The Financially Insecure Are Less Likely to Vote – And Why that Matters

People who feel financially secure vote, people who aren’t secure don’t, according to a Pew Research Center report released this morning. And because financially insecure Americans disproportionately identify with the Democratic Party, Democrats face a structural disadvantage, especially in mid-term elections. In 2014, fully 94% of the most financially secure Americans were registered to vote, compared to only 54% of the least secure; 63% of the most secure were likely voters, versus only 20% of the least secure.

Not surprisingly, financial security is correlated with political knowledge and activism. The most secure Americans are more than twice as likely to know basic facts about the political system, and three times as likely to have contacted an elected official during the past two years.

For decades, political scientists have debated whether non-voters’ political attitudes differ significantly from those of voters. The new Pew report returns a divided verdict on this question. On the one hand, it finds some important divergences between the two groups. Financially insecure Americans are far more likely to believe that government should do more for the needy, even if it means taking on more debt, and they are far less likely to believe that poor people have an easy life receiving government benefits without doing anything in return. A majority of financially secure Americans agree that most corporations make a fair and reasonable amount of profit, a proposition the financially insecure reject by a margin of two to one.

On the other hand, Pew identifies a surprisingly number of questions for which individuals’ level of financial security does not appear to affect their beliefs. Regardless of financial status, majorities of Americans believe that good diplomacy is the best way to ensure peace, that homosexuals should be accepted by society, and that stricter environmental regulations are worth the cost. By a margin of 59 to 36, Americans agree that immigrants today strengthen our country and refuse to regard them as a burden. Despite the fact that financially insecure Americans are more likely to be in direct competition with immigrants for jobs and opportunities, a majority of even the least secure Americans takes an affirmative view of immigrants’ effect on the country.

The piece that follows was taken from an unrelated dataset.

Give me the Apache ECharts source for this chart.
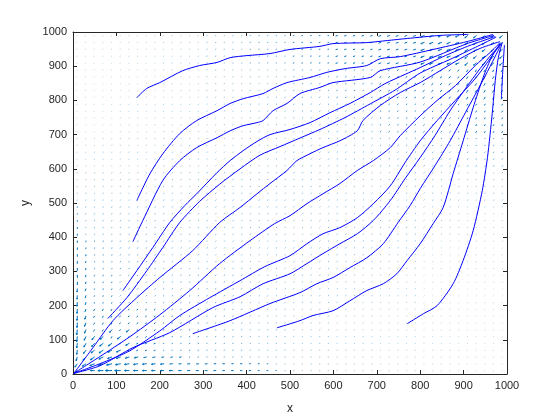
<!DOCTYPE html>
<html>
<head>
<meta charset="utf-8">
<script src="https://cdn.jsdelivr.net/npm/echarts@6/dist/echarts.min.js"></script>
<style>
  html, body { margin: 0; padding: 0; background: #fff; }
  #chart { width: 560px; height: 420px; }
</style>
</head>
<body>
<div id="chart"></div>
<script>
// quiver grid (same positions on both axes)
const gridVals = [10,30,50,70,90,110,130,150,170,190,210,230,250,270,290,310,330,350,370,390,
  410,430,450,470,490,510,530,550,570,590,610,630,650,670,690,710,730,750,770,790,
  810,830,850,870,890,910,930,950,970,990];

// rough velocity per 100x100 block, rows from bottom (y 0-100) to top
const blockU = [
  [-10,-6,-4,-3,-2,-1.5,-1,-0.6,-0.4,-0.3],
  [-4,-5,-4,-3,-2,-1.5,-1,-0.6,-0.4,-0.3],
  [-2,-3,-3,-3,-2,-2,-1.5,-1,-0.5,-0.3],
  [-1,-2,-2,-2,-2,-2,-2,-1.5,-0.8,-0.4],
  [-1,-1.5,-2,-2,-2,-2,-2,-2,-1.5,-0.6],
  [-0.5,-1,-1.5,-2,-2,-2,-2,-2,-2,-1],
  [-0.3,-0.8,-1,-1.5,-2,-2,-2.5,-3,-3,-2],
  [-0.3,-0.5,-1,-1.5,-2,-2.5,-3,-4,-4,-3],
  [-0.3,-0.5,-1,-1.5,-2,-3,-4,-5,-6,-5],
  [-0.3,-0.5,-1,-2,-3,-5,-7,-9,-12,-10]
];
const blockV = [
  [-10,-3,-2,-1,-0.5,-0.4,-0.3,-0.2,-0.2,-0.2],
  [-8,-5,-3,-2,-1,-0.8,-0.6,-0.4,-0.3,-0.3],
  [-6,-4,-3,-2.5,-2,-1.5,-1,-0.8,-0.6,-0.5],
  [-5,-4,-3,-3,-2.5,-2,-1.5,-1.2,-1,-0.8],
  [-3,-3,-3,-3,-3,-2.5,-2,-2,-1.5,-1.2],
  [-2,-2,-2.5,-3,-3,-3,-2.5,-2.5,-2.5,-2],
  [-1,-1.5,-2,-2,-2.5,-3,-3,-3.5,-4,-4],
  [-0.5,-1,-1.5,-1.5,-2,-2.5,-3,-4,-5,-7],
  [-0.3,-0.5,-1,-1,-1.5,-2,-3,-4.5,-7,-10],
  [-0.2,-0.3,-0.5,-1,-1,-1.5,-2.5,-4,-6,-10]
];

// larger arrows near the origin [x, y, u, v]
const bigArrows = [
  [30,10,-10,0],[50,10,-14,0],[70,10,-18,0],[90,10,-22,0],[110,10,-20,0],[130,10,-16,0],
  [150,10,-15,0],[170,10,-14,0],[190,10,-13,0],[210,10,-12,0],[230,10,-12,0],[250,10,-11,0],
  [270,10,-10,0],[290,10,-10,0],[310,10,-9,0],[330,10,-9,0],[350,10,-8,0],[370,10,-8,0],
  [390,10,-7,0],[410,10,-7,0],[430,10,-6,0],[450,10,-6,0],[470,10,-5,0],
  [10,30,-8,-14],[30,30,-12,-10],[50,30,-16,-8],[70,30,-18,-6],[90,30,-18,-5],[110,30,-17,-4],
  [130,30,-16,-3],[150,30,-15,-3],[170,30,-14,-2],[190,30,-13,-2],[210,30,-12,-2],[230,30,-11,-1],
  [250,30,-10,-1],[270,30,-10,-1],[290,30,-9,-1],[310,30,-9,-1],[330,30,-8,0],[350,30,-8,0],
  [370,30,-7,0],[390,30,-7,0],[410,30,-6,0],[430,30,-6,0],[450,30,-5,0],
  [10,50,-4,-16],[30,50,-10,-14],[50,50,-14,-12],[70,50,-15,-9],[90,50,-15,-7],[110,50,-14,-6],
  [130,50,-13,-5],[150,50,-12,-4],[170,50,-11,-3],[190,50,-10,-3],[210,50,-9,-2],[230,50,-8,-2],
  [250,50,-8,-2],
  [10,70,-2,-18],[10,90,-2,-20],[10,110,-2,-22],[10,130,-2,-22],[10,150,-1,-20],[10,170,-1,-19],
  [10,190,-1,-18],[10,210,-1,-17],[10,230,-1,-16],[10,250,-1,-15],[10,270,0,-14],[10,290,0,-13],
  [10,310,0,-12],[10,330,0,-11],[10,350,0,-10],[10,370,0,-10],[10,390,0,-9],[10,410,0,-8],
  [10,430,0,-8],[10,450,0,-7],[10,470,0,-6],[10,490,0,-6],
  [30,70,-8,-14],[30,90,-7,-16],[30,110,-6,-16],[30,130,-5,-15],[30,150,-5,-15],[30,170,-4,-14],
  [30,190,-4,-13],[30,210,-3,-12],[30,230,-3,-12],[30,250,-3,-11],[30,270,-2,-10],[30,290,-2,-10],
  [30,310,-2,-9],[30,330,-2,-8],[30,350,-1,-8],[30,370,-1,-7],[30,390,-1,-7],
  [50,70,-12,-12],[70,70,-14,-12],[90,70,-14,-9],[110,70,-14,-8],[50,90,-10,-14],[70,90,-12,-12],
  [90,90,-12,-11],[130,90,-12,-9],[50,110,-9,-14],[70,110,-10,-12],[110,110,-11,-11],
  [90,130,-8,-12],[130,130,-10,-10]
];

// streamlines [x, y]
const lineA = [[147,808],[170,835],[200,852],[253,887],[292,902],[332,911],[362,925],[401,931],[454,937],
  [500,949],[569,958],[599,966],[677,969],[724,975],[770,981],[846,990],[911,993]];
const lineB = [[147,507],[177,585],[207,644],[246,703],[285,741],[332,770],[362,791],[392,805],[438,820],
  [461,835],[493,852],[546,867],[585,882],[627,893],[677,902],[708,922],[754,928],[830,949],[908,972],[968,993]];
const lineC = [[138,387],[161,449],[207,566],[246,624],[285,662],[332,691],[362,711],[392,726],[424,735],
  [438,741],[461,770],[493,791],[523,820],[569,838],[599,852],[685,867],[708,887],[800,912],[908,966],[970,990]];
const lineD = [[115,244],[147,302],[184,370],[223,443],[258,493],[285,527],[332,589],[362,624],[392,653],
  [424,680],[454,700],[500,715],[546,735],[592,764],[638,791],[685,823],[719,849],[765,876],[800,896],
  [858,931],[915,961],[973,987]];
const lineE = [[80,162],[124,223],[170,302],[207,370],[246,443],[292,505],[338,555],[385,600],[431,640],
  [477,665],[523,690],[569,715],[627,750],[685,790],[742,830],[800,880],[869,920],[927,955],[975,985]];
const lineF = [[2,2],[46,77],[92,156],[147,223],[200,282],[276,361],[338,443],[385,487],[424,527],[454,557],
  [493,595],[516,624],[546,644],[576,662],[615,682],[655,711],[668,741],[708,785],[754,823],[800,852],
  [846,887],[892,922],[938,952],[984,972]];
const lineG = [[2,2],[62,51],[131,109],[200,173],[269,244],[338,323],[408,390],[465,440],[500,463],[539,498],
  [576,527],[615,557],[655,595],[692,624],[731,662],[754,697],[800,755],[839,800],[881,843],[927,902],
  [961,940],[984,969]];
const lineG2 = [[2,2],[62,30],[131,68],[200,126],[246,171],[315,223],[385,273],[442,314],[500,346],[539,381],
  [576,410],[615,428],[655,457],[692,498],[731,550],[765,618],[800,682],[839,741],[881,800],[927,864],
  [961,922],[984,963]];
const lineH = [[2,2],[62,24],[138,77],[223,121],[322,194],[385,226],[438,264],[500,293],[539,323],[576,352],
  [615,381],[655,410],[692,449],[731,507],[765,571],[800,633],[834,697],[869,770],[904,834],[938,893],
  [968,940],[989,966]];
const lineJ = [[276,118],[362,156],[454,206],[523,238],[562,264],[599,282],[638,311],[677,340],[715,381],
  [749,443],[777,493],[800,542],[834,609],[869,682],[904,764],[934,834],[961,899],[984,957]];
const lineK = [[470,135],[523,156],[553,171],[599,185],[638,214],[677,244],[715,264],[746,293],[770,332],
  [800,381],[830,440],[853,487],[876,586],[899,682],[922,779],[945,867],[966,931],[984,966]];
const lineM = [[770,147],[807,176],[839,200],[876,264],[899,332],[922,419],[943,536],[955,633],[966,762],
  [973,858],[980,925],[989,969]];
const lineN = [[987,805],[990,880],[994,962]];

const streamlines = [lineA, lineB, lineC, lineD, lineE, lineF, lineG, lineG2, lineH, lineJ, lineK, lineM, lineN];

// build quiver table from the grid, block velocities and the larger arrows
const bigKeys = new Set(bigArrows.map(a => a[0] + ',' + a[1]));
const quiverData = [];
gridVals.forEach(y => {
  gridVals.forEach(x => {
    if (bigKeys.has(x + ',' + y)) return;
    const r = Math.min(9, Math.floor(y / 100));
    const c = Math.min(9, Math.floor(x / 100));
    quiverData.push([x, y, blockU[r][c], blockV[r][c]]);
  });
});
bigArrows.forEach(a => quiverData.push(a));

const font = 'Liberation Sans, Arial, Helvetica, sans-serif';
const quiverColor = '#0072BD';
const arrowScale = 0.7;

function renderArrow(params, api) {
  const x = api.value(0), y = api.value(1);
  const u = api.value(2) * arrowScale, v = api.value(3) * arrowScale;
  const p0 = api.coord([x, y]);
  const p1 = api.coord([x + u, y + v]);
  let dx = p1[0] - p0[0], dy = p1[1] - p0[1];
  let len = Math.hypot(dx, dy);
  const alpha = Math.max(0.2, Math.min(1, 0.2 + 0.4 * len));
  if (len < 1.3) {
    // very short arrows still show as a dot
    const k = len > 0 ? 1.3 / len : 0;
    dx = len > 0 ? dx * k : 1.3;
    dy = len > 0 ? dy * k : 0;
    len = 1.3;
  }
  const ex = p0[0] + dx, ey = p0[1] + dy;
  const style = { stroke: quiverColor, lineWidth: 1, opacity: alpha };
  const children = [{ type: 'line', shape: { x1: p0[0], y1: p0[1], x2: ex, y2: ey }, style: style }];
  if (len > 3.5) {
    const ang = Math.atan2(dy, dx);
    const h = Math.min(0.35 * len, 3);
    [0.45, -0.45].forEach(s => {
      children.push({
        type: 'line',
        shape: { x1: ex, y1: ey, x2: ex - h * Math.cos(ang + s), y2: ey - h * Math.sin(ang + s) },
        style: style
      });
    });
  }
  return { type: 'group', children: children };
}

const axisBase = {
  type: 'value', min: 0, max: 1000, interval: 100,
  axisLine: { show: true, onZero: false, lineStyle: { color: '#262626', width: 1 } },
  axisTick: { show: true, inside: true, length: 4, lineStyle: { color: '#262626' } },
  splitLine: { show: false }
};
const labelStyle = { fontSize: 11, color: '#262626', fontFamily: font, formatter: v => String(v) };

const chart = echarts.init(document.getElementById('chart'), null, { renderer: 'canvas' });
chart.setOption({
  animation: false,
  backgroundColor: '#ffffff',
  grid: { left: 73, top: 32, right: 53, bottom: 46, containLabel: false },
  xAxis: [
    Object.assign({}, axisBase, {
      position: 'bottom', name: 'x', nameLocation: 'middle', nameGap: 29,
      nameTextStyle: { fontSize: 12, color: '#262626', fontFamily: font },
      axisLabel: Object.assign({ margin: 6 }, labelStyle)
    }),
    Object.assign({}, axisBase, { position: 'top', axisLabel: { show: false } })
  ],
  yAxis: [
    Object.assign({}, axisBase, {
      position: 'left', name: 'y', nameLocation: 'middle', nameGap: 28,
      nameTextStyle: { fontSize: 12, color: '#262626', fontFamily: font },
      axisLabel: Object.assign({ margin: 6 }, labelStyle)
    }),
    Object.assign({}, axisBase, { position: 'right', axisLabel: { show: false } })
  ],
  series: [
    {
      type: 'custom',
      renderItem: renderArrow,
      data: quiverData,
      encode: { x: 0, y: 1 },
      clip: true,
      silent: true,
      z: 2
    }
  ].concat(streamlines.map(line => ({
    type: 'line',
    data: line,
    symbol: 'none',
    showSymbol: false,
    smooth: 0.25,
    clip: true,
    silent: true,
    lineStyle: { color: '#0000ff', width: 1 },
    z: 3
  })))
});
</script>
</body>
</html>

Notably, despite the events of recent weeks, 64% of Americans take the position that “Blacks who can’t get ahead in this country are mostly responsible for their own condition”; only 28% disagree. Financial status seems to have no effect whatever on individuals’ beliefs about this issue.

Nor is it strongly correlated with attitudes toward government. 40% of all Americans think that government does a better job than people give it credit for compared to 56% who believe that it is almost always wasteful and inefficient. Among the least financially secure Americans who would seem to have the most to gain from effective public programs, only 48% adopt the more affirmative stance, while 49% focus on waste and inefficiency. Government’s poor reputation is one of the many obstacles impeding political mobilization along economic lines.

The Pew report looks at key demographic groups, with some surprising results. Although men and women are equally likely to enjoy the highest level of financial security, women constitute fully 62% of those who report the greatest insecurity. Non-whites are more likely than whites to report high levels of insecurity. Marriage and education are closely linked with financial security, disability with insecurity.

Young adults are the least secure group, while individuals 65 and older report the highest level. In fact, these older Americans constitute only 7 percent of the group with the lowest level of financial security. As a country, it appears, we are doing a better job providing security to the elderly than opportunity for the young.

One can only hope that elected officials will focus on this disparity more than they have in recent years. But as the report shows, the people who most need a hand up are those least likely to vote and to make their views known to elected officials. Unless average Americans feel secure enough to afford generosity, leaders who focus on the problems of those at the bottom are likely to reap meager electoral rewards.